Segundo Adriana, do Vera Cruz, a surpresa foi positiva também quanto ao uso dos aparelhos pelos adultos. “Há escolas que proibiram o celular também para professores e funcionários. Inicialmente, pensei que era muito radical. Hoje, esses profissionais sentem-se menos sobrecarregados. Tem sido um alívio para eles. Se alguém da família precisar dar um aviso urgente, faz como sempre se fazia: liga no telefone da escola e alguém vai bater à porta da classe”, destaca.
Criança sem celular, no entanto, não é sinônimo de paz na escola. Mas os conflitos reais criam oportunidades para intervenções que levem a aprendizados sobre a convivência em sociedade. “Às vezes, a escola parecia um ambiente tranquilo, mas era uma calmaria falsa”, afirma Adriana. A educadora lembra de casos de bullying em ambiente virtual que levaram dois anos até estourar e os adultos saberem. “E outros em que a turma inteira estava envolvida, mas a escola dizia que não tinha responsabilidade, porque acontecia de forma virtual”, completa.
Como professor da rede municipal do Rio de Janeiro, Doug Alvoroçado embarcou na experiência da escola sem celular um ano antes, pois uma lei municipal, muito semelhante à nacional, começou a valer no início de 2024. Ele, que também é consultor de transformação digital em várias escolas de todo o País, percebe que a retirada do celular não causou grandes traumas. “Os alunos já sabiam que a escola era um lugar de fazer outras coisas, que não era um espaço de uso livre do celular”, ressalta.
Alvoroçado enfatiza, contudo, que, para melhorar o ambiente escolar, a proibição do celular é insuficiente para melhorar a educação. “Como aliado dessa política, não posso negar que houve ganhos. Mas não gosto da imagem de que agora está tudo maravilhoso, que ninguém mais se distrai, que estão todos saudáveis”, aponta. O professor defende que a escola precisa preparar os alunos para um uso positivo do aparelho — que, de uma forma ou de outra, continua na vida de todos. “A escola tem de se corresponsabilizar pelo uso consciente. Se não mostrar, por exemplo, como evitar cair em golpes no WhatsApp, quem fará esse papel?”, questiona.
A advogada Alessandra Borelli, que trabalha com Direito Digital e educação, adverte que, na rede pública, muitos alunos nem sequer têm contato com outros dispositivos digitais que possam apoiar os estudos. “Ao falar sobre restringir o uso do celular, é importante garantir que isso não signifique também limitar o acesso das crianças ao mundo digital. Há um risco de reforçar um gap de letramento digital, com uma parcela dos alunos preparada para as novas exigências do mercado, enquanto a outra fica para trás”, adverte.

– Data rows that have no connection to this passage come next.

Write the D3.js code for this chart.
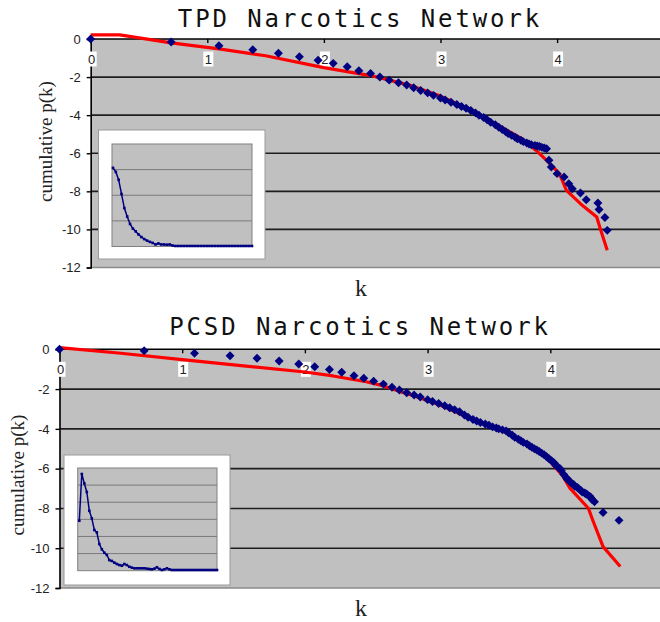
<!DOCTYPE html>
<html><head><meta charset="utf-8">
<script src="https://cdn.jsdelivr.net/npm/d3@7"></script>
<style>body{margin:0;background:#fff} svg{display:block}</style>
</head><body><svg id="c" width="660" height="622"></svg>
<script>
const xTicks=[0,1,2,3,4];
const yTicks=[0,-2,-4,-6,-8,-10,-12];
const tpdTitle="TPD Narcotics Network";
const pcsdTitle="PCSD Narcotics Network";
const yLabel="cumulative p(k)";
const xLabel="k";

const tpdX=[0,0.69,1.10,1.39,1.61,1.79,1.95,2.08,2.20,2.30,2.40,2.48,2.56,2.64,2.71,2.77,2.83,2.89,2.94,3.00,
3.04,3.09,3.14,3.18,3.22,3.26,3.30,3.33,3.37,3.40,3.43,3.47,3.50,3.53,3.56,3.58,3.61,3.64,3.66,3.69,
3.71,3.74,3.76,3.78,3.81,3.83,3.85,3.87,3.89,3.91,3.93,3.95,4.00,4.06,4.10,4.13,4.20,4.25,4.35,4.36,4.41,4.43];
const tpdY=[0,-0.16,-0.35,-0.56,-0.75,-0.93,-1.12,-1.28,-1.46,-1.67,-1.81,-2.0,-2.16,-2.30,-2.42,-2.56,-2.70,-2.83,-2.96,-3.10,
-3.20,-3.32,-3.44,-3.54,-3.64,-3.76,-3.88,-4.00,-4.12,-4.24,-4.37,-4.50,-4.63,-4.75,-4.87,-4.96,-5.06,-5.16,-5.24,-5.32,
-5.39,-5.46,-5.51,-5.55,-5.59,-5.62,-5.65,-5.69,-5.72,-5.76,-6.37,-6.72,-7.07,-7.25,-7.60,-7.86,-8.09,-8.44,-8.61,-8.95,-9.37,-10.05];
const tpdFitX=[0,0.25,0.69,1.10,1.5,2.0,2.4,2.75,3.0,3.3,3.5,3.7,3.82,3.91,4.02,4.08,4.2,4.34,4.37,4.43];
const tpdFitY=[0.22,0.22,-0.2,-0.52,-0.88,-1.5,-1.92,-2.45,-3.0,-3.85,-4.55,-5.25,-5.85,-6.37,-7.07,-7.95,-8.65,-9.35,-9.96,-11.1];

const pcsdX=[0,0.69,1.10,1.39,1.61,1.79,1.95,2.08,2.20,2.30,2.40,2.48,2.56,2.64,2.71,2.77,2.83,2.89,2.94,3.00,
3.04,3.09,3.14,3.18,3.22,3.26,3.30,3.33,3.37,3.40,3.43,3.47,3.50,3.53,3.56,3.58,3.61,3.64,3.66,3.69,
3.71,3.74,3.76,3.78,3.81,3.83,3.85,3.87,3.89,3.91,3.93,3.95,3.97,3.99,4.01,4.03,4.04,4.06,4.08,4.09,
4.11,4.13,4.14,4.16,4.17,4.19,4.20,4.22,4.23,4.25,4.26,4.28,4.29,4.30,4.32,4.33,4.34,4.36,4.43,4.56];
const pcsdY=[0,-0.07,-0.2,-0.32,-0.45,-0.59,-0.74,-0.88,-1.02,-1.15,-1.33,-1.46,-1.6,-1.75,-1.91,-2.05,-2.18,-2.3,-2.4,-2.53,
-2.62,-2.72,-2.84,-2.94,-3.04,-3.14,-3.3,-3.42,-3.53,-3.6,-3.68,-3.76,-3.82,-3.9,-3.96,-4.0,-4.05,-4.1,-4.2,-4.32,
-4.42,-4.52,-4.6,-4.68,-4.76,-4.85,-4.92,-5.0,-5.06,-5.14,-5.22,-5.3,-5.4,-5.5,-5.6,-5.7,-5.8,-5.9,-6.0,-6.1,
-6.3,-6.45,-6.55,-6.65,-6.72,-6.8,-6.88,-6.95,-7.0,-7.1,-7.18,-7.22,-7.26,-7.3,-7.38,-7.45,-7.55,-7.66,-8.2,-8.6];
const pcsdFitX=[0,0.5,1.0,1.5,2.0,2.23,2.5,2.64,2.78,2.91,3.1,3.32,3.5,3.75,3.9,4.0,4.1,4.16,4.31,4.35,4.43,4.57];
const pcsdFitY=[0.08,-0.2,-0.52,-0.83,-1.14,-1.34,-1.63,-1.84,-2.13,-2.38,-2.8,-3.39,-3.82,-4.5,-5.05,-5.65,-6.35,-6.98,-7.99,-8.66,-9.92,-10.92];

const tpdInset=[3.07,2.91,2.6,2.05,1.5,1.17,0.88,0.7,0.59,0.47,0.37,0.29,0.23,0.18,0.14,0.08,0.12,0.08,0.08,0.07,
0.08,0.04,0.02,0.02,0.02,0.02,0.02,0.02,0.02,0.02,0.02,0.02,0.02,0.02,0.02,0.02,0.02,0.02,0.02,0.02,
0.02,0.02,0.02,0.02,0.02,0.02,0.02,0.02,0.02,0.02];
const pcsdInset=[2.92,5.65,5.1,4.6,3.5,3.06,2.38,2.24,1.56,1.25,1.05,0.92,0.62,0.57,0.47,0.39,0.33,0.29,0.39,0.33,
0.23,0.18,0.14,0.14,0.14,0.14,0.14,0.12,0.1,0.08,0.12,0.2,0.1,0.04,0.08,0.14,0.08,0.04,0.04,0.04,
0.04,0.04,0.04,0.04,0.04,0.04,0.04,0.04,0.04,0.04,0.04,0.04,0.04,0.04,0.04,0.04];

const svg=d3.select('#c');
const navy='#000080', plotBg='#c0c0c0';

function drawPanel(o){
  const g=svg.append('g');
  const x=d3.scaleLinear().domain([0,5]).range([o.x0,o.x0+5*o.xu]);
  const y=d3.scaleLinear().domain([0,-12]).range([o.y0,o.y1]);
  g.append('text').attr('x',o.tx).attr('y',o.ty).attr('text-anchor','middle')
    .attr('font-family','"DejaVu Sans Mono", monospace').attr('font-size',24)
    .attr('letter-spacing','2.9px').attr('fill','#111').text(o.title);
  g.append('rect').attr('x',x(0)).attr('y',y(0)).attr('width',660-x(0)).attr('height',y(-12)-y(0)).attr('fill',plotBg);
  g.append('line').attr('x1',x(0)).attr('x2',660).attr('y1',y(-12)).attr('y2',y(-12)).attr('stroke','#8a8a8a').attr('stroke-width',1.5);
  g.selectAll('.grid').data(yTicks.filter(v=>v<0&&v>-12)).join('line')
    .attr('x1',x(0)).attr('x2',660).attr('y1',d=>y(d)).attr('y2',d=>y(d))
    .attr('stroke','#1e1e1e').attr('stroke-width',1.6);
  const ya=g.append('g').attr('transform',`translate(${x(0)},0)`)
    .call(d3.axisLeft(y).tickValues(yTicks).tickSize(4).tickPadding(6).tickFormat(d=>String(d)));
  ya.select('.domain').attr('stroke','#000').attr('stroke-width',1.6);
  ya.selectAll('.tick line').attr('stroke','#000').attr('stroke-width',1.4);
  ya.selectAll('text').attr('font-family','"Liberation Sans", Arial, sans-serif').attr('font-size',13).attr('fill','#222');
  const xa=g.append('g').attr('transform',`translate(0,${y(0)})`)
    .call(d3.axisBottom(x).tickValues(xTicks).tickSize(4).tickFormat(''));
  xa.select('.domain').attr('stroke','#000').attr('stroke-width',1.6).attr('d',`M${x(0)},0H660`);
  xa.selectAll('.tick line').attr('stroke','#000').attr('stroke-width',1.4);
  const lab=g.selectAll('.xl').data(xTicks).join('g').attr('transform',d=>`translate(${x(d)+1},${y(0)+20})`);
  lab.append('rect').attr('x',-5).attr('y',-7.5).attr('width',10).attr('height',15).attr('fill','#fff');
  lab.append('text').attr('text-anchor','middle').attr('dy','0.36em')
    .attr('font-family','"Liberation Sans", Arial, sans-serif').attr('font-size',13).attr('fill','#222').text(d=>String(d));
  const ins=o.inset;
  g.append('rect').attr('x',ins.bx).attr('y',ins.by).attr('width',ins.bw).attr('height',ins.bh)
    .attr('fill','#fff').attr('stroke','#9a9a9a').attr('stroke-width',1);
  const ix=d3.scaleLinear().domain([0,ins.data.length-1]).range([ins.px0,ins.px1]);
  const iy=d3.scaleLinear().domain([0,ins.ymax]).range([ins.iy1,ins.iy0]);
  g.append('rect').attr('x',ins.ix0).attr('y',ins.iy0).attr('width',ins.ix1-ins.ix0).attr('height',ins.iy1-ins.iy0)
    .attr('fill',plotBg).attr('stroke','#808080').attr('stroke-width',1);
  g.selectAll('.ig').data(d3.range(1,ins.ymax)).join('line')
    .attr('x1',ins.ix0).attr('x2',ins.ix1).attr('y1',d=>iy(d)).attr('y2',d=>iy(d))
    .attr('stroke','#7a7a7a').attr('stroke-width',1);
  g.append('path').datum(ins.data).attr('fill','none').attr('stroke',navy).attr('stroke-width',1.5)
    .attr('d',d3.line().x((d,i)=>ix(i)).y(d=>iy(d)));
  g.selectAll('.im').data(ins.data).join('rect')
    .attr('x',(d,i)=>ix(i)-1.3).attr('y',d=>iy(d)-1.3).attr('width',2.6).attr('height',2.6).attr('fill',navy);
  const fit=o.fitX.map((v,i)=>[v,o.fitY[i]]);
  g.append('path').datum(fit).attr('fill','none').attr('stroke','#ff0000').attr('stroke-width',3.2)
    .attr('stroke-linejoin','round').attr('d',d3.line().x(d=>x(d[0])).y(d=>y(d[1])));
  const pts=o.px.map((v,i)=>[v,o.py[i]]);
  g.selectAll('.pt').data(pts).join('path')
    .attr('d',d3.symbol(d3.symbolSquare,40)())
    .attr('transform',d=>`translate(${x(d[0])},${y(d[1])}) rotate(45)`).attr('fill',navy);
  g.append('text').attr('transform',`translate(${o.ylx},${o.yly}) rotate(-90)`).attr('text-anchor','middle')
    .attr('font-family','"Liberation Serif", "Times New Roman", serif').attr('font-size',19).attr('fill','#222').text(yLabel);
  g.append('text').attr('x',o.kx).attr('y',o.ky).attr('text-anchor','middle')
    .attr('font-family','"Liberation Serif", "Times New Roman", serif').attr('font-size',24).attr('fill','#222').text(xLabel);
}

drawPanel({title:tpdTitle,tx:360,ty:27,x0:90.7,xu:116.6,y0:39,y1:267.5,
  px:tpdX,py:tpdY,fitX:tpdFitX,fitY:tpdFitY,ylx:52,yly:141.5,kx:361,ky:296,
  inset:{bx:98.5,by:130,bw:166.5,bh:129,ix0:112,ix1:252,iy0:144,iy1:246.5,px0:113,px1:252,ymax:4,data:tpdInset}});
drawPanel({title:pcsdTitle,tx:360,ty:335,x0:59.5,xu:122.7,y0:349.3,y1:588,
  px:pcsdX,py:pcsdY,fitX:pcsdFitX,fitY:pcsdFitY,ylx:24,yly:475,kx:361,ky:616,
  inset:{bx:64,by:455,bw:166,bh:130,ix0:77.7,ix1:217,iy0:468,iy1:570.7,px0:79.3,px1:217,ymax:6,data:pcsdInset}});
</script></body></html>
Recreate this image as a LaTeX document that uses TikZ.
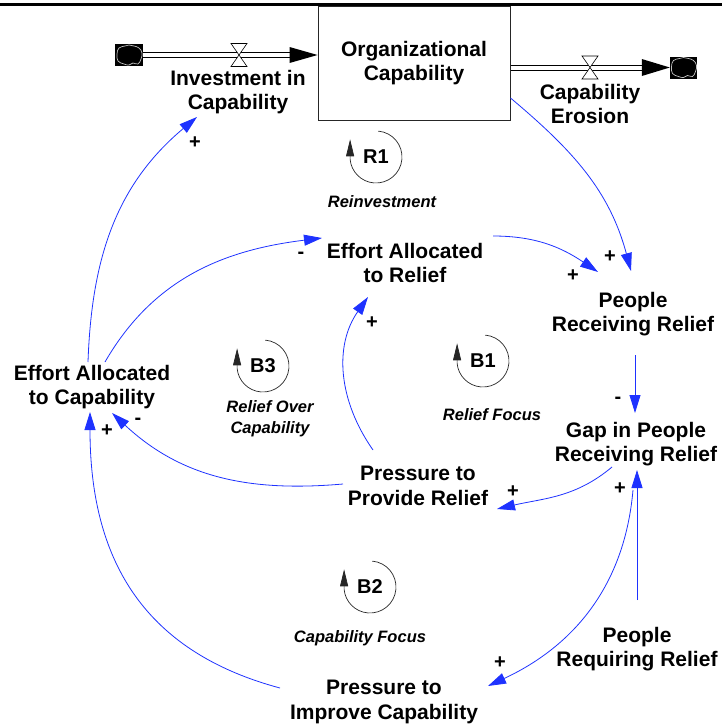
\documentclass[tikz,border=0pt]{standalone}
\usepackage{fontspec}
\setmainfont{Liberation Sans}
\usetikzlibrary{arrows.meta,calc}
\definecolor{linkblue}{RGB}{30,50,255}
\begin{document}
\begin{tikzpicture}[x=1pt,y=1pt,
  var/.style={font=\bfseries\fontsize{21}{24.5}\selectfont,align=center,inner sep=0pt},
  lbl/.style={font=\bfseries\itshape\fontsize{16.5}{21}\selectfont,align=center,inner sep=0pt},
  loopid/.style={font=\bfseries\fontsize{20}{24}\selectfont,inner sep=0pt},
  sgn/.style={font=\bfseries\fontsize{20}{24}\selectfont,inner sep=0pt},
  link/.style={draw=linkblue,line width=0.8pt,-{Triangle[length=18pt,width=11pt]}},
  loopline/.style={draw=black!85,line width=0.7pt,-{Triangle[length=17pt,width=8pt]}},
  pipeline/.style={draw=black,line width=0.8pt},
  valve/.style={draw=black,fill=white,line width=0.6pt},
  cloudbox/.style={fill=black,minimum width=28pt,minimum height=22pt,inner sep=0pt},
  puff/.style={draw=black!25,line width=0.7pt}
]
\useasboundingbox (0,0) rectangle (722,-728);
\draw[line width=3.4pt] (0,-4.3) -- (722,-4.3);

% stock
\node[var,draw=black!85,line width=1pt,minimum width=192pt,minimum height=114pt] (stock) at (414,-63) {Organizational\\Capability};

% clouds
\node[cloudbox] (cl) at (129,-55) {};
\node[cloudbox,minimum width=27pt] (cr) at (683.5,-67.5) {};
\foreach \c in {cl,cr}{
  \begin{scope}[shift={(\c.center)}]
    \draw[puff] plot[smooth cycle,tension=0.7] coordinates {(-12,1) (-10,7) (-4,9) (0,10) (5,9) (10,7) (13,2) (12,-4) (9,-9) (4,-8) (0,-10) (-5,-9) (-11,-6)};
  \end{scope}
}

% variables
\node[var] (inv) at (238,-92) {Investment in\\Capability};
\node[var] (ero) at (590,-104) {Capability\\Erosion};
\node[var] (ear) at (405,-263) {Effort Allocated\\to Relief};
\node[var] (prr) at (633,-314) {People\\Receiving Relief};
\node[var] (gap) at (636,-444) {Gap in People\\Receiving Relief};
\node[var] (ppr) at (418,-486) {Pressure to\\Provide Relief};
\node[var] (eac) at (92,-387) {Effort Allocated\\to Capability};
\node[var] (preq) at (637,-649) {People\\Requiring Relief};
\node[var] (pic) at (384,-702) {Pressure to\\Improve Capability};

% pipes
\coordinate (pL) at (cl.east -| stock.west);
\draw[pipeline] ([yshift=2.5]cl.east) -- ([shift={(-27,2.5)}]pL);
\draw[pipeline] ([yshift=-2.5]cl.east) -- ([shift={(-27,-2.5)}]pL);
\fill ([shift={(-28,8)}]pL) -- (pL) -- ([shift={(-28,-8)}]pL) -- cycle;
\coordinate (pR) at (stock.east |- cr.west);
\draw[pipeline] ([yshift=2.5]pR) -- ([shift={(-27,2.5)}]cr.west);
\draw[pipeline] ([yshift=-2.5]pR) -- ([shift={(-27,-2.5)}]cr.west);
\fill ([shift={(-28,8.5)}]cr.west) -- (cr.west) -- ([shift={(-28,-8.5)}]cr.west) -- cycle;

% valves
\coordinate (vL) at ([xshift=1]inv |- cl);
\coordinate (vR) at (ero |- cr);
\foreach \v in {vL,vR}{
  \draw[valve] ([shift={(-8,11.5)}]\v) -- ([shift={(8,11.5)}]\v) -- (\v) -- cycle;
  \draw[valve] ([shift={(-8,-11.5)}]\v) -- ([shift={(8,-11.5)}]\v) -- (\v) -- cycle;
}

% causal links
\draw[link] ([shift={(-4,25)}]eac.center) to[out=88,in=-140] ([shift={(-41,-25)}]inv.center);
\draw[link] ([shift={(13,25)}]eac.center) to[out=60,in=187] ([shift={(-83,25)}]ear.center);
\draw[link] ([shift={(88,27)}]ear.center) to[out=0,in=146] ([shift={(-35,42)}]prr.center);
\draw[link] ([shift={(0,-35)}]stock.east) to[out=-40,in=105] ([shift={(-2,43)}]prr.center);
\draw[link] ([shift={(2,-41)}]prr.center) -- ([shift={(-1,31)}]gap.center);
\draw[link] ([shift={(-24,-23)}]gap.center) to[out=-140,in=13] ([shift={(79,-23)}]ppr.center);
\draw[link] ([shift={(0,49)}]preq.center) -- ([shift={(1,-26)}]gap.center);
\draw[link] ([shift={(-3,-46)}]gap.center) to[out=-95,in=25] ([shift={(104,16)}]pic.center);
\draw[link] ([shift={(-104,14)}]pic.center) to[out=165,in=-90,looseness=1.1] ([shift={(-2,-25)}]eac.center);
\draw[link] ([shift={(-75,2)}]ppr.center) to[out=185,in=-43] ([shift={(20,-26)}]eac.center);
\draw[link] ([shift={(-45,36)}]ppr.center) to[out=125,in=-125] ([shift={(-37,-34)}]ear.center);

% polarities
\node[sgn] (s1) at (195,-143) {+};
\node[sgn] (s2) at (301,-255) {-};
\node[sgn] (s3) at (573,-276) {+};
\node[sgn] (s4) at (610,-257) {+};
\node[sgn] (s5) at (618,-400) {-};
\node[sgn] (s6) at (513,-492) {+};
\node[sgn] (s7) at (620,-489) {+};
\node[sgn] (s8) at (500,-663) {+};
\node[sgn] (s9) at (107,-431) {+};
\node[sgn] (s10) at (138,-421) {-};
\node[sgn] (s11) at (372,-323) {+};

% loops
\node[loopid] (r1) at (376,-157) {R1};
\node[loopid] (b3) at (263,-366) {B3};
\node[loopid] (b1) at (483,-361) {B1};
\node[loopid] (b2) at (370,-587) {B2};
\foreach \l in {r1,b3,b1,b2}{
  \draw[loopline] ([shift={(85:26)}]\l.center) arc[start angle=85,end angle=-175,radius=26] -- ++(0,20);
}
\node[lbl] (r1l) at (382,-202) {Reinvestment};
\node[lbl] (b3l) at (270,-419) {Relief Over\\Capability};
\node[lbl] (b1l) at (492,-415) {Relief Focus};
\node[lbl] (b2l) at (360,-638) {Capability Focus};
\end{tikzpicture}
\end{document}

Alessandra é defensora da lei e conta que, desde o fim do ano passado, tem sido chamada por escolas e redes de ensino para ajudar no processo, o que é um sinal de que há, sim, um esforço geral. E, por isso mesmo, alerta que, na hora que o celular sai de cena, o trabalho está só começando. “Vale reforçar que a educação midiática não depende necessariamente de acesso à internet ou a dispositivos digitais. Mas é importante que a política de restrição dos celulares caminhe junto com investimentos em formação docente, em estruturas tecnológicas e em desenvolvimento de competências digitais”, conclui.